Cedi under Akufo-Addo has recorded the lowest depreciation since 1992 – Bawumia

Dr Mahamudu Bawumia

Vice President Dr Mahamudu Bawumia has touted the government’s achievement in managing the cedi against foreign currencies.

According to him, despite the ravaging effects of the Covid-19 pandemic, the cedi under the Akufo-Addo government has recorded the lowest depreciation ever in the Fourth Republic.

Speaking at the Industrial and Commercial Workers Union’s 11th Quadrennial Delegates Conference on Thursday, Dr Bawumia outlined the depreciation rates of the cedi during the leadership of previous governments.

He said “between 1993 and 1996 the exchange rate of the cedi against the dollar depreciated by an average of 27.9%. Between 1997 and 2000 the depreciation was 25%. From 2001 to 2004 it was 11%. During 2009 and 2012 it was 10.1%. Between 2013 and 2016 18%. And from 2017 to 2019 the depreciation of the cedi has come down from the 18% to 7.3%.

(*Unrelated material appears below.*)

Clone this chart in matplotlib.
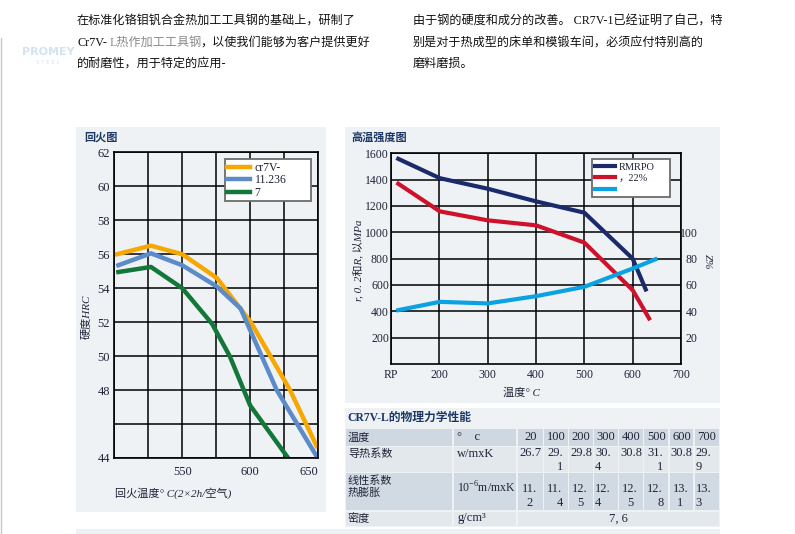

“And that is quite remarkable and making it the lowest depreciation of the cedi in the Fourth Republic.”

The Vice President noted that Ghana has a flexible exchange rate regime and added that the government is ensuring that the cedi maintains its stability for the economic growth of the country.

“We don’t operate in Ghana a fixed exchange rate regime, we have a flexible exchange rate regime which means the exchange rate will go up and down for us in maintaining this flexible exchange rate regime.

“The challenge for the management of economic policy is making sure that you maintain relative stability and you don’t have an accelerated depreciation of the exchange rate that we have seen many years past,” he said.

He stressed that the government, during the peak of the health crisis, executed measures that have effectively cushioned the economy.

“We have also focused on stabilising the cedi. The value of the cedi is very important and its stability is also very key for economic development and the welfare of businesses and individuals.

“We are very high import-dependent economy, [so] when the cedi depreciates at a certain level, we feel it in the prices of goods and services; petroleum prices and so on. And so we have a very important mandate to try and maintain the stability of the cedi over time,” he added.